▶ [Exercise aim]: Without the pictures, print the lines running from the beginning of the material to the line containing "const colorMin = 3000, colorMax", both ends included.

[begin Data provided]

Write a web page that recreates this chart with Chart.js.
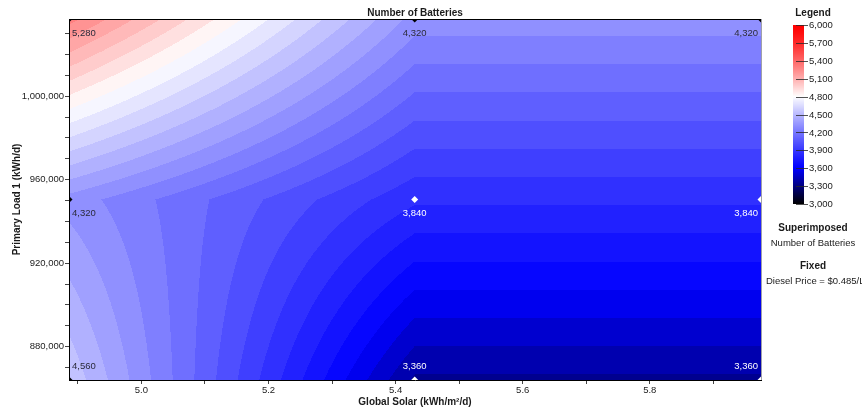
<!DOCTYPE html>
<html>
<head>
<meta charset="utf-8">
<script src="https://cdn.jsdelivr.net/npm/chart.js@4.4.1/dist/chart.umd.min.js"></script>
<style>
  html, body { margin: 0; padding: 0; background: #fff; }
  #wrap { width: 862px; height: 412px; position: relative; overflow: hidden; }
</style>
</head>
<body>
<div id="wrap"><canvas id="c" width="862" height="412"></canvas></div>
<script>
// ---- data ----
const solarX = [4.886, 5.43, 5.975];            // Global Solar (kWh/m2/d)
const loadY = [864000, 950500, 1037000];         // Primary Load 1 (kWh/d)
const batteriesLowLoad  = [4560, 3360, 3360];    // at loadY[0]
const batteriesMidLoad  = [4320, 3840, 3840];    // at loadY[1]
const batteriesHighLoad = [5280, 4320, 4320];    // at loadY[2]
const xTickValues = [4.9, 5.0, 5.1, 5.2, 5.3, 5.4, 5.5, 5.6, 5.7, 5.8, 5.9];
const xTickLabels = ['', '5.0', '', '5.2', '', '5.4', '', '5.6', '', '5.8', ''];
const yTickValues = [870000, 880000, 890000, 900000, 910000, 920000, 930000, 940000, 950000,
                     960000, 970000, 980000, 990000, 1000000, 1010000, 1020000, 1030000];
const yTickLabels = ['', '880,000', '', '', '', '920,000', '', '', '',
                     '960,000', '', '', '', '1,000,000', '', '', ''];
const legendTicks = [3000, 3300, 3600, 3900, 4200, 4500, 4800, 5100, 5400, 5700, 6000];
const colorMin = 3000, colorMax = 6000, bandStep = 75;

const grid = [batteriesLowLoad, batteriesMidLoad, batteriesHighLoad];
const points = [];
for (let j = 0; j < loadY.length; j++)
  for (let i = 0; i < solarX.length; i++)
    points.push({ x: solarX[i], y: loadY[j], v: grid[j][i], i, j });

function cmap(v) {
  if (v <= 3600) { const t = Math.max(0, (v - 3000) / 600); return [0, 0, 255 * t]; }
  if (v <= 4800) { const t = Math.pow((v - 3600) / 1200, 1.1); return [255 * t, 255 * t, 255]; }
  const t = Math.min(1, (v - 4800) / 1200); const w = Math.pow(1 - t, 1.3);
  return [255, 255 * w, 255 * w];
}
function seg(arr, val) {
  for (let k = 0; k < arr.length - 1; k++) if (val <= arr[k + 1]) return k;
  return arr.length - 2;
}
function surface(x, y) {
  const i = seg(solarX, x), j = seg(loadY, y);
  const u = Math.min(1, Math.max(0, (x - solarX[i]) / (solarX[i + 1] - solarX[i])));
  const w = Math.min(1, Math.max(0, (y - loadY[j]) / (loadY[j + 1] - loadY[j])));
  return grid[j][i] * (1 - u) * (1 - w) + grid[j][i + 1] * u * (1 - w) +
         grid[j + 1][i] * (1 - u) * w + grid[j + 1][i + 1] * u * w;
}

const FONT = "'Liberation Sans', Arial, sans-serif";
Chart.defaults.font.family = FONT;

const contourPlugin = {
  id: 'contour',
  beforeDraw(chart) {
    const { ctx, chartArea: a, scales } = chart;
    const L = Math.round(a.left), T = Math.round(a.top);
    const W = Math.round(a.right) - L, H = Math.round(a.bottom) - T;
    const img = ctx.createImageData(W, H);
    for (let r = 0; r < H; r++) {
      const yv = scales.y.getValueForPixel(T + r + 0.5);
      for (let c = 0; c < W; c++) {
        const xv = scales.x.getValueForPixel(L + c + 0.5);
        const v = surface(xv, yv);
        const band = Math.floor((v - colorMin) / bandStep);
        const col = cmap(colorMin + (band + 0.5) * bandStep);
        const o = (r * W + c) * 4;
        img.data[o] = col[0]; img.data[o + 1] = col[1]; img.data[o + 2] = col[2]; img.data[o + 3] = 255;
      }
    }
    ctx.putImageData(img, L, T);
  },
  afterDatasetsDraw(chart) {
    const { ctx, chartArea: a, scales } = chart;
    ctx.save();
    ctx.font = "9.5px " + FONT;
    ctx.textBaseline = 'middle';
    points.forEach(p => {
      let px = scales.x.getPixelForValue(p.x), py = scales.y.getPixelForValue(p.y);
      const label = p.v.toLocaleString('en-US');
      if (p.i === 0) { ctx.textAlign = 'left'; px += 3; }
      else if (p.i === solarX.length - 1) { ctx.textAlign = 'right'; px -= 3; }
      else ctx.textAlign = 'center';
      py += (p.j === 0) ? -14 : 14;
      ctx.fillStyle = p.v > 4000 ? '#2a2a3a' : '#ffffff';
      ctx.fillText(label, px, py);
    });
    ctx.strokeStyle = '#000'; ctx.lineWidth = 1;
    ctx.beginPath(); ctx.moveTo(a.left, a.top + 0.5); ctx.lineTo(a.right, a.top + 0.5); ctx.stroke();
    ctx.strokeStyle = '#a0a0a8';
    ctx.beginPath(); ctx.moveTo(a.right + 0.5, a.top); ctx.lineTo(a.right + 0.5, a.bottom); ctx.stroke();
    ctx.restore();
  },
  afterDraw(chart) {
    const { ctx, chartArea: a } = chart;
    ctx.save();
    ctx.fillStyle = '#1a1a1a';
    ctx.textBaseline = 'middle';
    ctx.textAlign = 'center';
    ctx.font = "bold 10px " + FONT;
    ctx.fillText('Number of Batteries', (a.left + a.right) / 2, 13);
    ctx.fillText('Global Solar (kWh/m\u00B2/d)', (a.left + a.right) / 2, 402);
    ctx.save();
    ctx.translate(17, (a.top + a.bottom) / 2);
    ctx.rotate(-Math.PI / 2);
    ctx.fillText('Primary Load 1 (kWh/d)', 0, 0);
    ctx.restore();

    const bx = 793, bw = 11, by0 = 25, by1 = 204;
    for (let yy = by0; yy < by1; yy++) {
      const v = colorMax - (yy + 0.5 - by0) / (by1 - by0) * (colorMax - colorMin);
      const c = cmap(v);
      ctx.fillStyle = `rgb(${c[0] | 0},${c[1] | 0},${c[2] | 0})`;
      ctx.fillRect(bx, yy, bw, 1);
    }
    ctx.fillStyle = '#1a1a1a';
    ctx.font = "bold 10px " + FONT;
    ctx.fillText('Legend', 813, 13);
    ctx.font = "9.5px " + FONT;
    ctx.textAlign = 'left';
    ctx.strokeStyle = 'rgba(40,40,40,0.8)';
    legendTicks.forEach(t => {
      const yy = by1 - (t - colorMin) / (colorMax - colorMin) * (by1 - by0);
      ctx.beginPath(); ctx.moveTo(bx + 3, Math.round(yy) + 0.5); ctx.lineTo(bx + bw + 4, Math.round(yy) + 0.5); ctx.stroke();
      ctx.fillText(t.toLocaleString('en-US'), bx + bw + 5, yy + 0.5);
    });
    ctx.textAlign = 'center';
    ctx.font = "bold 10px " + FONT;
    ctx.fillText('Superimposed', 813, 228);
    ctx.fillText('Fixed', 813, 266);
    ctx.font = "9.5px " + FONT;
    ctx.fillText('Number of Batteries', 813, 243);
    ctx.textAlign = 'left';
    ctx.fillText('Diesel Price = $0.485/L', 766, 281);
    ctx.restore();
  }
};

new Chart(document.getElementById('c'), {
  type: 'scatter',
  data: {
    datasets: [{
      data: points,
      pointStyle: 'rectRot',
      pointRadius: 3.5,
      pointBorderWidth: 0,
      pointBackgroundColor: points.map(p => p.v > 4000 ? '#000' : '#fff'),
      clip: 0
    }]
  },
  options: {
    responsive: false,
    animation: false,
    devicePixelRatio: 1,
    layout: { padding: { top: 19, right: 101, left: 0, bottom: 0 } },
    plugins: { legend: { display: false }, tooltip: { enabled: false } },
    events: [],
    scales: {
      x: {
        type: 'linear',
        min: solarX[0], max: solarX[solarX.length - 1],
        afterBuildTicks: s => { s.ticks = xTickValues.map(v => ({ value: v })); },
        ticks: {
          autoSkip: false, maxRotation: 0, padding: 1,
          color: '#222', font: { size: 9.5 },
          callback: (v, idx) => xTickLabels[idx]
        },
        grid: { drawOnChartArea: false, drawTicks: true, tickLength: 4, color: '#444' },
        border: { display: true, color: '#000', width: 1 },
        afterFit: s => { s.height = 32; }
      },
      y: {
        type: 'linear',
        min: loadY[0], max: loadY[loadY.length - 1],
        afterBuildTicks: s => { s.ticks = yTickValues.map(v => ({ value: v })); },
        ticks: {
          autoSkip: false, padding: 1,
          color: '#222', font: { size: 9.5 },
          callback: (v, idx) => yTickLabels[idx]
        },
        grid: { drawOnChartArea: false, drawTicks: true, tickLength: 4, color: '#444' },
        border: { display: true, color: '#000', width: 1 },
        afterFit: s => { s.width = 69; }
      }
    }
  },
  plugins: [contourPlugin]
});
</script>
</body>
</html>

[end Data provided]

▶ [Response below]:
Write a web page that recreates this chart with Chart.js.
<!DOCTYPE html>
<html>
<head>
<meta charset="utf-8">
<script src="https://cdn.jsdelivr.net/npm/chart.js@4.4.1/dist/chart.umd.min.js"></script>
<style>
  html, body { margin: 0; padding: 0; background: #fff; }
  #wrap { width: 862px; height: 412px; position: relative; overflow: hidden; }
</style>
</head>
<body>
<div id="wrap"><canvas id="c" width="862" height="412"></canvas></div>
<script>
// ---- data ----
const solarX = [4.886, 5.43, 5.975];            // Global Solar (kWh/m2/d)
const loadY = [864000, 950500, 1037000];         // Primary Load 1 (kWh/d)
const batteriesLowLoad  = [4560, 3360, 3360];    // at loadY[0]
const batteriesMidLoad  = [4320, 3840, 3840];    // at loadY[1]
const batteriesHighLoad = [5280, 4320, 4320];    // at loadY[2]
const xTickValues = [4.9, 5.0, 5.1, 5.2, 5.3, 5.4, 5.5, 5.6, 5.7, 5.8, 5.9];
const xTickLabels = ['', '5.0', '', '5.2', '', '5.4', '', '5.6', '', '5.8', ''];
const yTickValues = [870000, 880000, 890000, 900000, 910000, 920000, 930000, 940000, 950000,
                     960000, 970000, 980000, 990000, 1000000, 1010000, 1020000, 1030000];
const yTickLabels = ['', '880,000', '', '', '', '920,000', '', '', '',
                     '960,000', '', '', '', '1,000,000', '', '', ''];
const legendTicks = [3000, 3300, 3600, 3900, 4200, 4500, 4800, 5100, 5400, 5700, 6000];
const colorMin = 3000, colorMax = 6000, bandStep = 75;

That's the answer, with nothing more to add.